My idea of a good time is a cozy, lazy, curled-up-in-bed with a hot meal to look forward to kind of deal. But New York City had piqued my curiosity. How fast do New Yorkers really walk? Why is it such an attractive destination? These questions begged to be answered, and off we went.
NYC is bright, loud, fast. It’s as if Orchard Road turned into Orchard City. The cool, brisk weather kept me walking for far longer than I would’ve back home, and while I’m no stranger to the flashing lights, electric billboards and rows of boutiques and restaurants, their amazing infinity is something I’m unfamiliar with.
If variety be the spice of life, then winter is where the flavour flows. Row after row, people throng the streets, dressed to the nines in their own, unique styles. From punk to preppy, casual streetwear to dressy blazers (and even a pirate draped in flowy dress), wintry weather turns the sidewalk into a fashion walk. For people watchers, it truly is a feast for the eyes.
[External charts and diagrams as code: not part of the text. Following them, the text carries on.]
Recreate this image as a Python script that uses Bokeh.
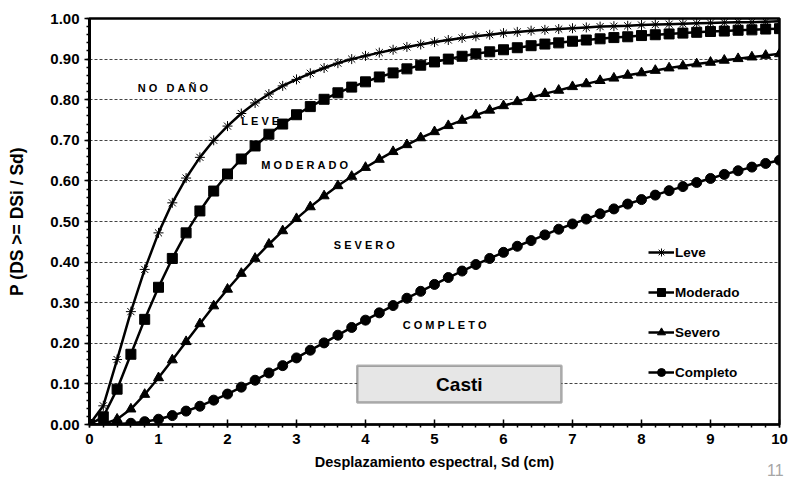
from bokeh.plotting import figure
from bokeh.models import (FixedTicker, NumeralTickFormatter, Legend, LegendItem,
                          Label, BoxAnnotation, LinearAxis)
from bokeh.embed import file_html
from bokeh.resources import INLINE

# ---- data ----
sd = [0.0, 0.2, 0.4, 0.6, 0.8, 1.0, 1.2, 1.4, 1.6, 1.8,
      2.0, 2.2, 2.4, 2.6, 2.8, 3.0, 3.2, 3.4, 3.6, 3.8,
      4.0, 4.2, 4.4, 4.6, 4.8, 5.0, 5.2, 5.4, 5.6, 5.8,
      6.0, 6.2, 6.4, 6.6, 6.8, 7.0, 7.2, 7.4, 7.6, 7.8,
      8.0, 8.2, 8.4, 8.6, 8.8, 9.0, 9.2, 9.4, 9.6, 9.8, 10.0]

leve = [0.000, 0.046, 0.160, 0.278, 0.382, 0.472, 0.546, 0.607, 0.658, 0.700,
        0.735, 0.766, 0.792, 0.814, 0.834, 0.850, 0.865, 0.878, 0.890, 0.900,
        0.908, 0.916, 0.923, 0.930, 0.936, 0.942, 0.947, 0.952, 0.956, 0.960,
        0.964, 0.967, 0.970, 0.972, 0.974, 0.976, 0.978, 0.980, 0.981, 0.982,
        0.984, 0.985, 0.986, 0.987, 0.988, 0.989, 0.990, 0.991, 0.991, 0.992, 0.993]

moderado = [0.000, 0.019, 0.087, 0.173, 0.259, 0.338, 0.409, 0.472, 0.526, 0.575,
            0.617, 0.654, 0.686, 0.715, 0.740, 0.763, 0.783, 0.801, 0.817, 0.831,
            0.844, 0.856, 0.866, 0.876, 0.885, 0.893, 0.900, 0.907, 0.913, 0.918,
            0.923, 0.928, 0.933, 0.937, 0.940, 0.944, 0.947, 0.950, 0.953, 0.955,
            0.958, 0.960, 0.962, 0.964, 0.966, 0.968, 0.969, 0.971, 0.972, 0.974, 0.975]

severo = [0.000, 0.001, 0.013, 0.038, 0.074, 0.115, 0.159, 0.204, 0.248, 0.292,
          0.333, 0.372, 0.409, 0.444, 0.477, 0.507, 0.536, 0.563, 0.588, 0.611,
          0.633, 0.653, 0.672, 0.689, 0.706, 0.721, 0.736, 0.749, 0.762, 0.774,
          0.785, 0.795, 0.805, 0.815, 0.823, 0.832, 0.839, 0.847, 0.853, 0.860,
          0.866, 0.872, 0.878, 0.883, 0.888, 0.892, 0.897, 0.901, 0.905, 0.909, 0.913]

completo = [0.000, 0.000, 0.001, 0.003, 0.007, 0.013, 0.022, 0.033, 0.045, 0.060,
            0.075, 0.092, 0.109, 0.127, 0.145, 0.164, 0.183, 0.201, 0.220, 0.239,
            0.257, 0.275, 0.293, 0.311, 0.328, 0.345, 0.362, 0.378, 0.394, 0.409,
            0.424, 0.439, 0.453, 0.467, 0.481, 0.494, 0.506, 0.519, 0.531, 0.543,
            0.554, 0.565, 0.576, 0.586, 0.596, 0.606, 0.616, 0.625, 0.634, 0.643, 0.651]

series_names = ["Leve", "Moderado", "Severo", "Completo"]
y_ticks = [0.0, 0.1, 0.2, 0.3, 0.4, 0.5, 0.6, 0.7, 0.8, 0.9, 1.0]
x_ticks = [0, 1, 2, 3, 4, 5, 6, 7, 8, 9, 10]
page_number = "11"

FONT = "Liberation Sans"
NB = "\u00a0"

p = figure(width=790, height=484, x_range=(0, 10), y_range=(0, 1),
           output_backend="svg", toolbar_location=None,
           min_border_left=89, min_border_right=11,
           min_border_top=18, min_border_bottom=60)
p.background_fill_color = "white"
p.border_fill_color = "white"
p.outline_line_color = "black"
p.outline_line_width = 2.5

# grid
p.xgrid.visible = False
p.ygrid.ticker = FixedTicker(ticks=y_ticks[1:-1])
p.ygrid.grid_line_color = "#444444"
p.ygrid.grid_line_width = 1
p.ygrid.grid_line_dash = "3 2"

# axes
p.xaxis.ticker = FixedTicker(ticks=x_ticks,
                             minor_ticks=[i / 5 for i in range(0, 51)])
p.yaxis.ticker = FixedTicker(ticks=y_ticks,
                             minor_ticks=[i / 50 for i in range(0, 51)])
p.yaxis.formatter = NumeralTickFormatter(format="0.00")

for ax in (p.xaxis[0], p.yaxis[0]):
    ax.axis_line_color = "black"
    ax.major_tick_line_color = "black"
    ax.minor_tick_line_color = "black"
    ax.major_label_text_font = FONT
    ax.major_label_text_font_style = "bold"
    ax.major_label_text_font_size = "15px"
    ax.major_label_text_color = "black"
    ax.axis_label_text_font = FONT
    ax.axis_label_text_font_style = "bold"
    ax.axis_label_text_color = "black"

p.xaxis.axis_line_width = 2
p.xaxis.major_tick_in = 5
p.xaxis.major_tick_out = 3
p.xaxis.major_tick_line_width = 1.5
p.xaxis.minor_tick_in = 0
p.xaxis.minor_tick_out = 3
p.xaxis.minor_tick_line_width = 1.5
p.xaxis.major_label_standoff = 6
p.xaxis.axis_label = "Desplazamiento espectral, Sd (cm)"
p.xaxis.axis_label_text_font_size = "14.5px"
p.xaxis.axis_label_standoff = 7

p.yaxis.axis_line_width = 3
p.yaxis.major_tick_in = 0
p.yaxis.major_tick_out = 5
p.yaxis.major_tick_line_width = 1.5
p.yaxis.minor_tick_in = 0
p.yaxis.minor_tick_out = 3
p.yaxis.minor_tick_line_width = 1.5
p.yaxis.major_label_standoff = 5
p.yaxis.axis_label = "P (DS >= DSi / Sd)"
p.yaxis.axis_label_text_font_size = "17.5px"
p.yaxis.axis_label_standoff = 20

# second (label-only) axis below, carrying the gray page number
pn_axis = LinearAxis(ticker=FixedTicker(ticks=[9.94]),
                     major_label_overrides={9.94: page_number},
                     axis_line_color=None, major_tick_line_color=None,
                     minor_tick_line_color=None, major_tick_in=0,
                     major_tick_out=0, major_label_standoff=-9,
                     major_label_text_font=FONT,
                     major_label_text_font_size="16px",
                     major_label_text_color="#a6a6a6")
p.add_layout(pn_axis, "below")

# series
ys = [leve, moderado, severo, completo]
markers = ["asterisk", "square", "triangle", "circle"]
sizes = [10, 10, 10, 10]
items = []
for name, yv, mk, sz in zip(series_names, ys, markers, sizes):
    ln = p.line(sd, yv, line_color="black", line_width=2.5)
    sc = p.scatter(sd, yv, marker=mk, size=sz, line_color="black",
                   fill_color="black", line_width=1)
    items.append(LegendItem(label=name, renderers=[ln, sc]))

legend = Legend(items=items, location=(559, 42), orientation="vertical",
                padding=0, margin=0, spacing=20, glyph_width=26,
                glyph_height=20, label_height=20, label_standoff=1,
                border_line_color=None, background_fill_alpha=0,
                label_text_font=FONT, label_text_font_style="bold",
                label_text_font_size="13.5px", label_text_color="black")
p.add_layout(legend)

# damage-state region labels
region_labels = [("N O   D A Ñ O", 0.70, 0.830),
                 ("L E V E", 2.20, 0.747),
                 ("M O D E R A D O", 2.49, 0.640),
                 ("S E V E R O", 3.54, 0.443),
                 ("C O M P L E T O", 4.54, 0.244)]
for txt, lx, ly in region_labels:
    p.add_layout(Label(x=lx, y=ly, text=txt.replace(" ", NB), text_font=FONT,
                       text_font_style="bold", text_font_size="11px",
                       text_color="black", text_baseline="middle",
                       text_align="left"))

# Casti box
p.add_layout(BoxAnnotation(left=3.88, right=6.84, bottom=0.054, top=0.145,
                           fill_color="#e6e6e6", fill_alpha=1,
                           line_color="black", line_width=2.5))
p.add_layout(Label(x=5.36, y=0.0995, text="Casti", text_font=FONT,
                   text_font_style="bold", text_font_size="19px",
                   text_color="black", text_align="center",
                   text_baseline="middle"))

open("out.html", "w").write(file_html(p, INLINE))
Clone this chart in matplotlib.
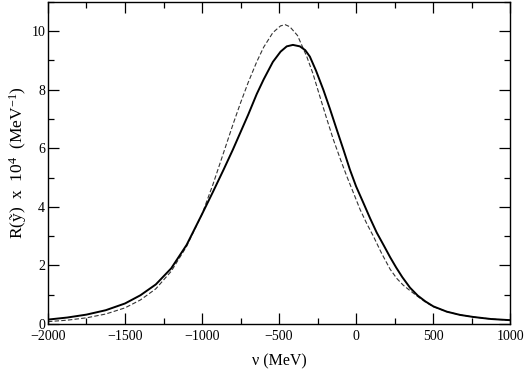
import matplotlib
matplotlib.use("Agg")
import matplotlib.pyplot as plt
from matplotlib.ticker import MultipleLocator

plt.rcParams['font.family'] = ['Liberation Serif', 'DejaVu Serif']
plt.rcParams['mathtext.fontset'] = 'custom'
plt.rcParams['mathtext.rm'] = 'Liberation Serif'
plt.rcParams['mathtext.it'] = 'Liberation Serif:italic'

# values
nu_solid = [-2000, -1875, -1750, -1625, -1500, -1400, -1300, -1200, -1100, -1000,
            -930, -860, -800, -750, -700, -645, -600, -540, -490, -450,
            -410, -365, -330, -300, -260, -212, -170, -125, -80, -40,
            0, 47, 90, 134, 180, 221, 260, 300, 350, 400,
            450, 502, 589, 675, 760, 875, 1000]
r_solid = [0.15, 0.22, 0.32, 0.47, 0.70, 0.98, 1.35, 1.90, 2.70, 3.75,
           4.50, 5.27, 5.95, 6.55, 7.15, 7.85, 8.35, 8.95, 9.30, 9.48,
           9.53, 9.48, 9.35, 9.13, 8.65, 7.99, 7.35, 6.63, 5.92, 5.27,
           4.70, 4.14, 3.62, 3.12, 2.68, 2.28, 1.93, 1.60, 1.24, 0.97,
           0.77, 0.60, 0.42, 0.31, 0.24, 0.17, 0.13]

nu_dash = [-2000, -1875, -1750, -1625, -1500, -1400, -1300, -1200, -1100, -1000,
           -930, -860, -800, -750, -700, -645, -600, -540, -490, -460,
           -430, -380, -320, -280, -234, -190, -147, -100, -60, -15,
           26, 70, 112, 165, 221, 265, 307, 350, 400, 450,
           502, 589, 675, 760, 875, 1000]
r_dash = [0.08, 0.13, 0.21, 0.34, 0.55, 0.82, 1.20, 1.80, 2.65, 3.75,
          4.75, 5.85, 6.80, 7.55, 8.25, 8.95, 9.45, 9.95, 10.18, 10.22,
          10.15, 9.85, 9.13, 8.55, 7.75, 7.00, 6.29, 5.60, 5.04, 4.45,
          3.91, 3.42, 3.00, 2.42, 1.87, 1.55, 1.32, 1.14, 0.94, 0.75,
          0.59, 0.42, 0.31, 0.24, 0.17, 0.13]

fig = plt.figure(figsize=(5.27, 3.69), dpi=100)
ax = fig.add_axes([0.091, 0.122, 0.877, 0.873])

ax.plot(nu_dash, r_dash, color='#333333', lw=0.8, dashes=(4, 2))
ax.plot(nu_solid, r_solid, color='black', lw=1.4)

ax.set_xlim(-2000, 1000)
ax.set_ylim(0, 11)
ax.xaxis.set_major_locator(MultipleLocator(500))
ax.xaxis.set_minor_locator(MultipleLocator(250))
ax.yaxis.set_major_locator(MultipleLocator(2))
ax.yaxis.set_minor_locator(MultipleLocator(1))
ax.tick_params(which='both', direction='in', top=True, right=True, labelsize=10)
ax.tick_params(which='major', length=8, width=0.9)
ax.tick_params(which='minor', length=4, width=0.9)
ax.tick_params(axis='x', pad=4)
ax.tick_params(axis='y', pad=2)
for s in ax.spines.values():
    s.set_linewidth(1.0)

ax.set_xlabel('ν (MeV)', fontsize=11.5, labelpad=8)
ax.set_ylabel('R(ỹ)  x  10$^{4}$  (MeV$^{-1}$)', fontsize=12.5, labelpad=2)

fig.savefig('out.png', dpi=100)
But it wouldn’t be NYC without the noise. Oh, the air is thick with the Whoop-whoop-whoo! of police cruisers impatiently making turns, the braggart blare of modded cars farting down the street and the body-rattling rumble and thunder of MTA trains every hour on the hour. It certainly was a shock, culture wise, but I guess you could chalk it up to the character of the city.
Unlike my photographer friends, I’m not one for landmark hunting, but you can certainly fill your day with other interesting destinations. I visited the Museum of Sex. Each storey documents different facets of humanity’s sexual history – from women and queer rights, to the evolution of the use of sex in selling other products and its place in mass media. While the social pressures of our time forbid us from teaching much of it in schools, I think it’s extremely important work that the Museum is doing to unabashedly document a subject that people’s “faces” wouldn’t normally allow them to. With this knowledge, I believe we can learn to be better people.
The highlight of NYC was certainly Thanksgiving dinner. Jeff and Zenton once again came in clutch as they burst into our apartment like Santa Claus, with backpacks full of turkey, potatoes and a mean pack of habaneros that I sorely regret underestimating. As we gorged ourselves on the magnificent spread prepared by our wonderful chefs, I stepped back mentally to admire the scene. There we are, cramped in our apartment, swapping stories over food and drink, karaoke turned down low. While it’s a picture perfect Hallmark moment, that warmth and cheer we felt was genuine.
I left NYC not with answers, but with the understanding that it’s difficult to quantify human experience in different cities. Every city has a unique, charming character that’s observable outwardly- culture, dress and speech, but deep down, people are just the same humans getting by and getting on with life. There’s nothing exotic about that. As global thinkers and doers, we should use our travels to inform ourselves of the different histories and evolutions of those cultural patterns, but approach every person with the same empathy and warmth as we would any other.